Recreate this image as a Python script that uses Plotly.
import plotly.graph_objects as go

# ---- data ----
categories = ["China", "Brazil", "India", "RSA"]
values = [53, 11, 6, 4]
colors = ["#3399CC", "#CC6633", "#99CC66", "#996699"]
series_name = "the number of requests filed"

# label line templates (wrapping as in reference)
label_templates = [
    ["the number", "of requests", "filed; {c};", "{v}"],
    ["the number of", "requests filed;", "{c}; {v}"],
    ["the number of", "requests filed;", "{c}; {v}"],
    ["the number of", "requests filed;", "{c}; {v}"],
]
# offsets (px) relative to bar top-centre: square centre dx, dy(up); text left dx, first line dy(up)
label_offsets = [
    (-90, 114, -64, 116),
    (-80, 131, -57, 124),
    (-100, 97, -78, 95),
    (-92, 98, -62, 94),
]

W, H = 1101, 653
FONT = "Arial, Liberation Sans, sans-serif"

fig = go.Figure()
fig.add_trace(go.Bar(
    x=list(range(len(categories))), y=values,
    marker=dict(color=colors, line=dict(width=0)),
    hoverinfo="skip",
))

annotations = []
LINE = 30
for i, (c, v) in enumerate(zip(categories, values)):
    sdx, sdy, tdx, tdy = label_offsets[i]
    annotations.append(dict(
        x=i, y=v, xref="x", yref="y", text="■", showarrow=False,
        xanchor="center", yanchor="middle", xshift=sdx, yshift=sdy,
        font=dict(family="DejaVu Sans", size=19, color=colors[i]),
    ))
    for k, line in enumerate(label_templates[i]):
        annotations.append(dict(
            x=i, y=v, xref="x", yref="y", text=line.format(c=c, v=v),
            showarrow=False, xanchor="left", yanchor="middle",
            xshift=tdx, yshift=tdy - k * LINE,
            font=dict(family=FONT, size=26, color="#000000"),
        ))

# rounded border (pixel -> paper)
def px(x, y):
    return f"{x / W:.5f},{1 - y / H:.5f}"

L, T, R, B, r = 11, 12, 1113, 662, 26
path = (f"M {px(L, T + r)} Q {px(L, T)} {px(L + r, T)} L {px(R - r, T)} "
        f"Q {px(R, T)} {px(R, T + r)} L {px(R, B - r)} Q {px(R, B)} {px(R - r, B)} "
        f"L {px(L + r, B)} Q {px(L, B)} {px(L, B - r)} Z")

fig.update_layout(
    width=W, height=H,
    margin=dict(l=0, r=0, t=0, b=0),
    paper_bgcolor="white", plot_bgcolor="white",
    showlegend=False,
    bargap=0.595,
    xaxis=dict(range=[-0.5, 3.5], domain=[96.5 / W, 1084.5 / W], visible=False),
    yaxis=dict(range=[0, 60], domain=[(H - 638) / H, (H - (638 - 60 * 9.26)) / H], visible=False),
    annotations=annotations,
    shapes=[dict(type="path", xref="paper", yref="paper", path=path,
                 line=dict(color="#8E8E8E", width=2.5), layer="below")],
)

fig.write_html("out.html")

※

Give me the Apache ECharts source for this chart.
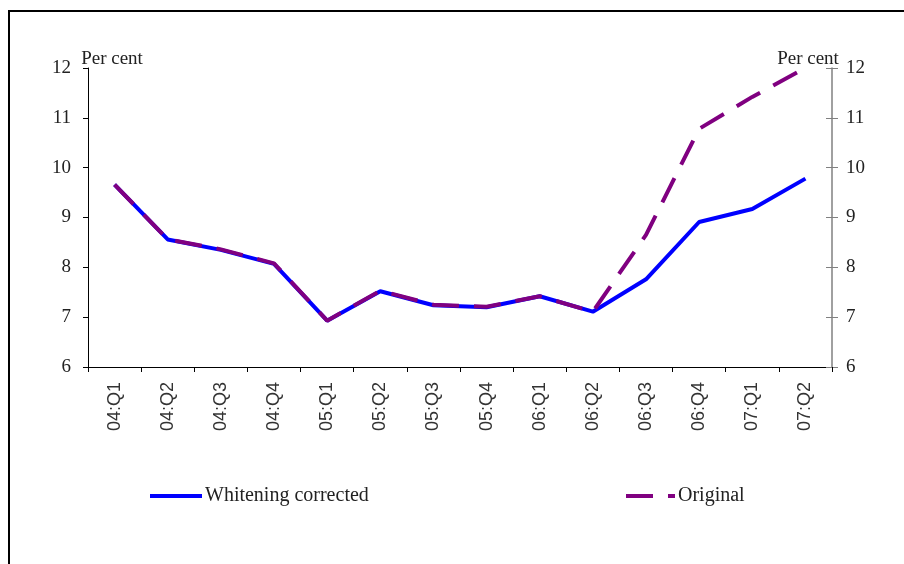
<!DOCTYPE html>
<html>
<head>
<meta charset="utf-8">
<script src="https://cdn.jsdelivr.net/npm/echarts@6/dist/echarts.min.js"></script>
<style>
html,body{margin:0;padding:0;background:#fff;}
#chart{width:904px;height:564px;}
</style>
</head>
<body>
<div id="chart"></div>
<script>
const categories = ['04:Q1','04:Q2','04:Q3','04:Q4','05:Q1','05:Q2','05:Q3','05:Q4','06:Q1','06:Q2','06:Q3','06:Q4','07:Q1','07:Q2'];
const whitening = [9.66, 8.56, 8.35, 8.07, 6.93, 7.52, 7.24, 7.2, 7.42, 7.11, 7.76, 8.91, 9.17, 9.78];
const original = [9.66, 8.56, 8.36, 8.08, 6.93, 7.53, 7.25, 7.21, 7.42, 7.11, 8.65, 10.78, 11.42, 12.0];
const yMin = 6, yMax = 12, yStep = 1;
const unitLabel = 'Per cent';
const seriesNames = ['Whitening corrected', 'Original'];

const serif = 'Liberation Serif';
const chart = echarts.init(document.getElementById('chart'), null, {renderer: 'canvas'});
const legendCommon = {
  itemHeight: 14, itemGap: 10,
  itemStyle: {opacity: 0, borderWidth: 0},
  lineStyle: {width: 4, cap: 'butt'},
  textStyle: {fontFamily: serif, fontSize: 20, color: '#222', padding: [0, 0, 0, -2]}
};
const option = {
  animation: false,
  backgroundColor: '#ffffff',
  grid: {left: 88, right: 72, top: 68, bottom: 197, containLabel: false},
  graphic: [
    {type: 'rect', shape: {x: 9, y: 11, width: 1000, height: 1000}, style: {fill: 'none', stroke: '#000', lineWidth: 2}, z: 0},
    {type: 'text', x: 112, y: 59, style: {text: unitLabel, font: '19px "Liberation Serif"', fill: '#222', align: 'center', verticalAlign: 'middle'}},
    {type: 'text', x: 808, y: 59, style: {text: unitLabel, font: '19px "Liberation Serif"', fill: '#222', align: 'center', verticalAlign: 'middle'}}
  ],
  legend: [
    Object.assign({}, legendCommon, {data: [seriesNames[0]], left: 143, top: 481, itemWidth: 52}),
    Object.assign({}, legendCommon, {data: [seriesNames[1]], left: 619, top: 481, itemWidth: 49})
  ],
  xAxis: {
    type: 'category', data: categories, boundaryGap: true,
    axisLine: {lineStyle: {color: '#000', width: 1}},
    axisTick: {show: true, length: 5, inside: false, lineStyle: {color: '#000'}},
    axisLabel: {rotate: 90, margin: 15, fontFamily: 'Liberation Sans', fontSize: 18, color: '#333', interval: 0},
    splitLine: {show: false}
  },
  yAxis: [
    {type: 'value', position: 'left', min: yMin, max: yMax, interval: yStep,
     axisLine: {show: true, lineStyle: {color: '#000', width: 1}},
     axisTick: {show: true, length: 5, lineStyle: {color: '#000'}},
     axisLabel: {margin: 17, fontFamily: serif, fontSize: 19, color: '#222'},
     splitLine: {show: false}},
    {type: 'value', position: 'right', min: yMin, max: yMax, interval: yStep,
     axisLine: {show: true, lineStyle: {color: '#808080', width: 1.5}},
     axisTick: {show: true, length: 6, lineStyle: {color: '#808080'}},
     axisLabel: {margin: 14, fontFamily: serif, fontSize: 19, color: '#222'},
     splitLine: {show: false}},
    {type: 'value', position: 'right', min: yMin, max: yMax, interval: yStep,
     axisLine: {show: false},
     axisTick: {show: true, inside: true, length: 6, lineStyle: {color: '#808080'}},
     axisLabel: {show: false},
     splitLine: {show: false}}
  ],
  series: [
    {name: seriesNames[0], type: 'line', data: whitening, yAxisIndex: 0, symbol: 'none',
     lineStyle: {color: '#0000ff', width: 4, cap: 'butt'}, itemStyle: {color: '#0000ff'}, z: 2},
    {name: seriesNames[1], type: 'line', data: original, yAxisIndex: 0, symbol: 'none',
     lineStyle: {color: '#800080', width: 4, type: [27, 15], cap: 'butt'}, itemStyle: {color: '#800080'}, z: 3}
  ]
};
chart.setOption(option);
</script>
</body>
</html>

※

--- Written request ---
Please print exactly, and only, the lines from the line with "Recreate this image" to the line with "number of requests", both included.

--- Answer below ---
Recreate this image as a Python script that uses Plotly.
import plotly.graph_objects as go

# ---- data ----
categories = ["China", "Brazil", "India", "RSA"]
values = [53, 11, 6, 4]
colors = ["#3399CC", "#CC6633", "#99CC66", "#996699"]
series_name = "the number of requests filed"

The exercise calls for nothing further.